Gold Mountain
At the Cultch Historic Theatre until Nov. 4
Tickets: 604-251-1363, thecultch.com
Like gold itself, Gold Mountain is undeniably beautiful. Liverpool’s Unity Theatre and Montreal’s Les Deux Mondes create some images that caused audible ripples of pleasure in the audience on opening night. Three conceptual designers (Michel Robidoux, Yves Dubé, Daniel Meilleur) and lighting designer Kathleen Gagnon make absolute magic in the theatre with scrims and silhouettes, sliding screens and projections. Gold Mountain is often breathtakingly lovely.
But somehow, despite all the production wizardry, the tale of David Yee (Eugene Salleh) and his father Yee Lui (David Yip) failed to stir my heart. The story (based on actor/playwright Yip’s family history) is really about David’s conflicted relationship with his father who travelled barefoot across China and eventually, as an overworked and underpaid seaman, to Liverpool to make his fortune. Britain, not Canada, was to be Lui’s Gold Mountain. And for a while he prospered, married David’s mother, a non-Chinese British beauty, but eventually became an opium smoker and dealer who gambled the family laundry business away. Lui’s epic journey is rich in detail but, just like his son David, I found Lui alternately admirable and infuriating.

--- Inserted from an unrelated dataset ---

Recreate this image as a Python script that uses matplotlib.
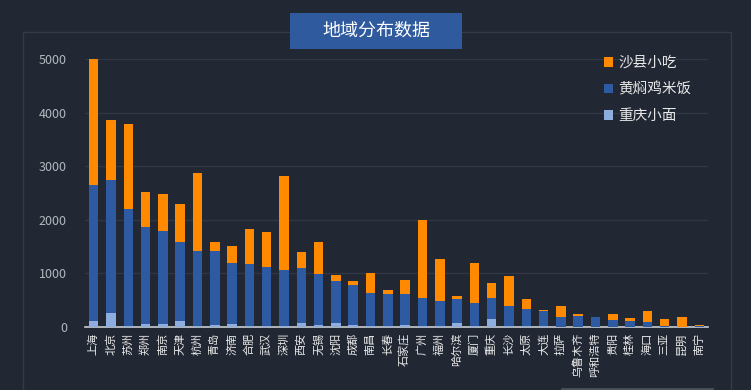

Yip and Salleh are exceptionally fine and move easily through time and space with the mere putting on or removal of a hat. We have no doubt where the old man is—in his Chinese village as a boy, on the ship bound for England or involved in a violent strike in Liverpool. And both performers move with the gracefulness of dancers.
But overall, Gold Mountain (written by Yip and Kevin Wong) remained, for me, visually spectacular but emotionally as distant as China is from Vancouver. Chinese Canadians might experience it quite differently.
Nevertheless, the manipulation by Yip and Salleh of two giant fans—mirror images of each other—is a stunningly beautiful picture that will linger for a very long time.